Records from a data source

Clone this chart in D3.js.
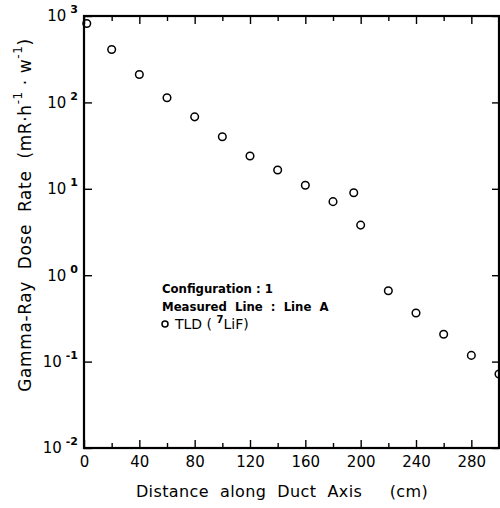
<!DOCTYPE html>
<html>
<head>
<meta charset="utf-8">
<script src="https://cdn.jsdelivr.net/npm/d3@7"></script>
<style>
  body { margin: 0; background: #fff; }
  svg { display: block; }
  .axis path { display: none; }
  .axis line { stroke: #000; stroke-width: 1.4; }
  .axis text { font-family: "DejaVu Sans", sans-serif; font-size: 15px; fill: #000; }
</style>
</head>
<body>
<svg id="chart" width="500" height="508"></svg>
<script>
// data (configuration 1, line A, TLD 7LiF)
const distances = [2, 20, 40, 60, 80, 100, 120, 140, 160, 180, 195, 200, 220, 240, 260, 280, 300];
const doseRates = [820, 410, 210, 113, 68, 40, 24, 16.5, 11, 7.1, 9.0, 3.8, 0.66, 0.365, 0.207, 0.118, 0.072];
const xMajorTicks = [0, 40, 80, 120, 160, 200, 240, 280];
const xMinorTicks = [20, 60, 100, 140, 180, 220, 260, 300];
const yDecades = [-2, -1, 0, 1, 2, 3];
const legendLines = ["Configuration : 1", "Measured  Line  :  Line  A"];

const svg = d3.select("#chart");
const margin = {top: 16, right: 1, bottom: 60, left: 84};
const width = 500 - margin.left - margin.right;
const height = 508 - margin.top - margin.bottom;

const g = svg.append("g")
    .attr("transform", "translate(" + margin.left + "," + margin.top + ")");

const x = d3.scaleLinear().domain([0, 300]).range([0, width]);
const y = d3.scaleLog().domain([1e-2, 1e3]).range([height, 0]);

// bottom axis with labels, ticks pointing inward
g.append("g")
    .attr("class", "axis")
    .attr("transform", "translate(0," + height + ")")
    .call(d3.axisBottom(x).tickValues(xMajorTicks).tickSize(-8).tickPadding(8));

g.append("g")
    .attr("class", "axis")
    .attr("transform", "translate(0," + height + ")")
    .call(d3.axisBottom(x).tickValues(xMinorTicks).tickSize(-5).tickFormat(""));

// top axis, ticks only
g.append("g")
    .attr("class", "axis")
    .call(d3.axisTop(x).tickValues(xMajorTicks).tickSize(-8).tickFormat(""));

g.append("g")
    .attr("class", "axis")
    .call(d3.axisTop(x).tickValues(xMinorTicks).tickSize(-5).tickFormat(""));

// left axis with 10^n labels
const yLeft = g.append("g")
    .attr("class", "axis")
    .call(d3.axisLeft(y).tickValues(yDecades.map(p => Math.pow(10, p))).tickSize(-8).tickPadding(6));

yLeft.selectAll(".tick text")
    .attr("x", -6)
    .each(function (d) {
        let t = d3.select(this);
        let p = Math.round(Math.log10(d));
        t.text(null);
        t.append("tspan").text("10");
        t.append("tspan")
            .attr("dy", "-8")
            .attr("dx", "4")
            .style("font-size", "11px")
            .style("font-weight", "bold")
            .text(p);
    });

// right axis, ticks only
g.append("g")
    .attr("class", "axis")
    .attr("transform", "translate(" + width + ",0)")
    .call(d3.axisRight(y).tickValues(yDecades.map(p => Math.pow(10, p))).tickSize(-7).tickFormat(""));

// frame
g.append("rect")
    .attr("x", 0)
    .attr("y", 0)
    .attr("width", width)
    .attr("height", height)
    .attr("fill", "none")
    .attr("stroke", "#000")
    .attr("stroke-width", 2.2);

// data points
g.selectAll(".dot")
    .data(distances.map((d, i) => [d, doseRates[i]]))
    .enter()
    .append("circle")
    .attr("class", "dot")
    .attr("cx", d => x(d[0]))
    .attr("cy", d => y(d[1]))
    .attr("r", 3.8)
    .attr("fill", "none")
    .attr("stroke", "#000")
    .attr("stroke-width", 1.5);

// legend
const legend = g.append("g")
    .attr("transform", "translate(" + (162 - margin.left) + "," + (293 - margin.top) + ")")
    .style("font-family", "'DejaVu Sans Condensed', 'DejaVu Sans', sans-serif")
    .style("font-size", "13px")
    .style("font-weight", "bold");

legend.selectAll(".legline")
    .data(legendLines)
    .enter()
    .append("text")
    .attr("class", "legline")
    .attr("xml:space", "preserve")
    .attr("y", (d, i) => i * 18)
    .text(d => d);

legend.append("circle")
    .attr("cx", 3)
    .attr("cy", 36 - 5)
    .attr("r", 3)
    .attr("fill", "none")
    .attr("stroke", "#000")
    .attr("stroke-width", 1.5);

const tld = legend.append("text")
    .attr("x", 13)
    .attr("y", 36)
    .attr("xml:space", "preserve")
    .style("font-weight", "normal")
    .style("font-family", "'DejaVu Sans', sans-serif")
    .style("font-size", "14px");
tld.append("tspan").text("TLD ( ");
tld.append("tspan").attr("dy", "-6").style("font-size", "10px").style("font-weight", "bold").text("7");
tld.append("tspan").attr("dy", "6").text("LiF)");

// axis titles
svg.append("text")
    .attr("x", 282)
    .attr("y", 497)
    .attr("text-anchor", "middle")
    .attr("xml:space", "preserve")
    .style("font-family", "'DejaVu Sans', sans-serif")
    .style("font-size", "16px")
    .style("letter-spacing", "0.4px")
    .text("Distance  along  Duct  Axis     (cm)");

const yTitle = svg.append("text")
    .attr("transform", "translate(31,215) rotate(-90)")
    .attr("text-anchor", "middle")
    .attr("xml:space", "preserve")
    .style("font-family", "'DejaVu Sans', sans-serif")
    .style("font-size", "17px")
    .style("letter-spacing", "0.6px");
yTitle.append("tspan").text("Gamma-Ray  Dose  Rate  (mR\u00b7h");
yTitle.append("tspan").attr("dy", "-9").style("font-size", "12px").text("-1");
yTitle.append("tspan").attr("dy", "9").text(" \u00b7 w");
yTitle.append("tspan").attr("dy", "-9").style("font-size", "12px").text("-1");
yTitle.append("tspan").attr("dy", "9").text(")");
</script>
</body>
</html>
...
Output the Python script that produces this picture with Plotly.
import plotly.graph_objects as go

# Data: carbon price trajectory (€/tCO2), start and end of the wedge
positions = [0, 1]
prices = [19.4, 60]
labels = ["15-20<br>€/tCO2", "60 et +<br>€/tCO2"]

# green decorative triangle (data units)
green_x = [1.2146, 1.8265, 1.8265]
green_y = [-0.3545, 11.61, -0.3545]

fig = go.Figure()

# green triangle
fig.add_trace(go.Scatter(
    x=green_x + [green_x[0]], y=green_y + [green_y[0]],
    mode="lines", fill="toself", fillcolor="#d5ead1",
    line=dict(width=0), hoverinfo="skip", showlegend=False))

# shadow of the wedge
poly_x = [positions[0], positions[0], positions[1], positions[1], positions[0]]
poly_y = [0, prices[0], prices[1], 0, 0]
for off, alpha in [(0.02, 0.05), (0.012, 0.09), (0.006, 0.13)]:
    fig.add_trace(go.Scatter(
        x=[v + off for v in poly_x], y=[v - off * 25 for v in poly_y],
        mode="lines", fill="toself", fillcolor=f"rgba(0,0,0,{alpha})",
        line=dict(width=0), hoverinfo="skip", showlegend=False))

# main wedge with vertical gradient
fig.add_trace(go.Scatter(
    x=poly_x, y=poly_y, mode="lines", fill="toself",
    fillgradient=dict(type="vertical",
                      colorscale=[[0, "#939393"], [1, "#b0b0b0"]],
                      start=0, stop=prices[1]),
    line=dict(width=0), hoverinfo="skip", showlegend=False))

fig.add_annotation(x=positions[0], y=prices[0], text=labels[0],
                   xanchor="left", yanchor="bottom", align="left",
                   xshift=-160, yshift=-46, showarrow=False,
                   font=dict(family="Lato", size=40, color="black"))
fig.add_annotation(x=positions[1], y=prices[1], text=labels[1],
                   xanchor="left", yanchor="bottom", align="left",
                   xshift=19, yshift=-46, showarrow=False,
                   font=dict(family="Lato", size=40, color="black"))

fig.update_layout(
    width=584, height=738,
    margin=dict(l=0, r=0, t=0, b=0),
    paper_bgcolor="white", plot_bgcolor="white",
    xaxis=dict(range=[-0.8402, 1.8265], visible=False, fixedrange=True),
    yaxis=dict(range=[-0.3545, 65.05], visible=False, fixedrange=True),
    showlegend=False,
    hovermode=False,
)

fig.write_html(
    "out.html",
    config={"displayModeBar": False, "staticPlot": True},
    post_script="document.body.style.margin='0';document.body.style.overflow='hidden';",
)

> _Written request_: Exactly reproduce the stretch that starts at the line containing "Clone this chart in D3.js." and ends at the line containing "const height = 508", both ends included; leave any pictures out.

> _The output_:
Clone this chart in D3.js.
<!DOCTYPE html>
<html>
<head>
<meta charset="utf-8">
<script src="https://cdn.jsdelivr.net/npm/d3@7"></script>
<style>
  body { margin: 0; background: #fff; }
  svg { display: block; }
  .axis path { display: none; }
  .axis line { stroke: #000; stroke-width: 1.4; }
  .axis text { font-family: "DejaVu Sans", sans-serif; font-size: 15px; fill: #000; }
</style>
</head>
<body>
<svg id="chart" width="500" height="508"></svg>
<script>
// data (configuration 1, line A, TLD 7LiF)
const distances = [2, 20, 40, 60, 80, 100, 120, 140, 160, 180, 195, 200, 220, 240, 260, 280, 300];
const doseRates = [820, 410, 210, 113, 68, 40, 24, 16.5, 11, 7.1, 9.0, 3.8, 0.66, 0.365, 0.207, 0.118, 0.072];
const xMajorTicks = [0, 40, 80, 120, 160, 200, 240, 280];
const xMinorTicks = [20, 60, 100, 140, 180, 220, 260, 300];
const yDecades = [-2, -1, 0, 1, 2, 3];
const legendLines = ["Configuration : 1", "Measured  Line  :  Line  A"];

const svg = d3.select("#chart");
const margin = {top: 16, right: 1, bottom: 60, left: 84};
const width = 500 - margin.left - margin.right;
const height = 508 - margin.top - margin.bottom;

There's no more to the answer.